Building a community
When Family Business Magazine debuted in 1989, business leaders who had grown their companies after returning from World War II service were passing the baton to their baby boomer children. Today, those baby boomers are ceding leadership to their own kids.
In the late 1980s, business schools had only recently realized that family enterprise extended beyond mom-and-pop shops. Prior to that time, MBA students were steered to careers in public companies, which they had been taught to regard as more “professional” than family firms. By the end of the decade, a higher percentage of business school grads were expressing interest in joining their family businesses.
The Family Firm Institute, an association of academics and consultants, had been established in 1986, but few family business owners knew where to turn for help in resolving the dilemmas that arise at the nexus of family and business. To help meet that need, Family Business Magazine began publishing our directory of advisers in 1993.
Family Business has also connected family business owners with each other. Some of the families we’ve featured in print and online are household names; others have enjoyed great success while maintaining a low profile. These families have generously shared the issues they confronted and the strategies they implemented to address those issues — not just the techniques that worked, but also those that didn’t. Such stories have helped readers realize they’re not the only ones who have had to fire a family member or mend a rift that began a generation ago.
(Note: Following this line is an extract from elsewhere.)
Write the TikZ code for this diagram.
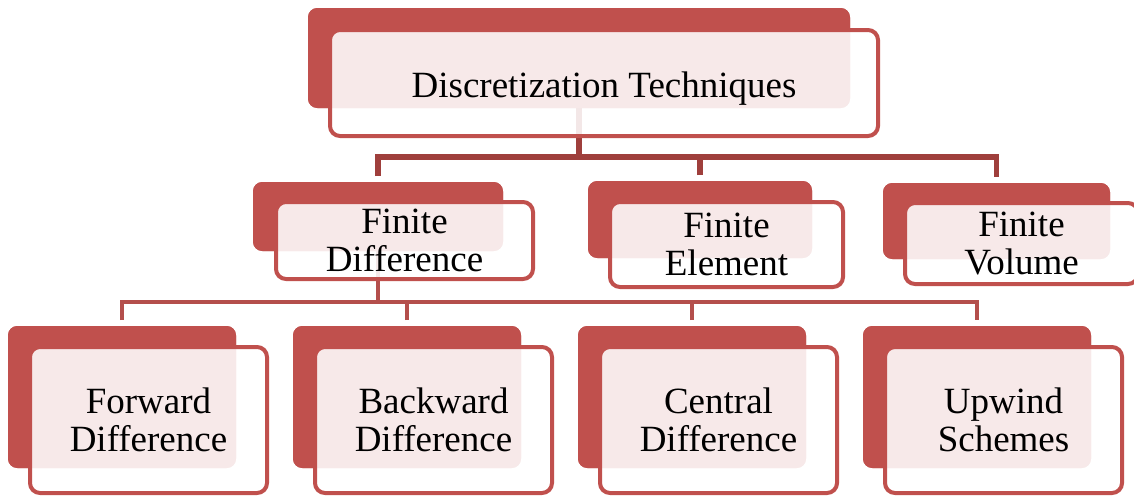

Our conferences have been powerful opportunities for family business members to connect with each other and share experiences in a candid and confidential environment. Their connections have lasted well beyond the dates of the conference. Attendees have struck up friendships, visited each other’s businesses and even joined each other’s boards.
Through our magazine and events, we have built a community of wise and accomplished families who are committed to peer-to-peer learning. These families have demonstrated through real-world experience that governance — creating policies, agreements, activities and working groups to promote family unity and business success — is the way to work your way out of family business challenges.
The centerpiece of our 30th anniversary celebration is our special section in this issue spotlighting 30 families who have made exceptional progress in governance. Each of these families took a unique approach to the process, centered on their family culture and values. Though there are similarities in some of the approaches, no two are exactly alike.
These 30 inspirational stories prove there are many ways to begin a governance journey. Some families got started because there was a problem that needed fixing. Others realized there were issues on the horizon that needed to be addressed proactively so they wouldn’t affect the business or the family.
It doesn’t matter how you start, or why. Just the process of starting is a major step forward. We offer a community to support you as you take that important step.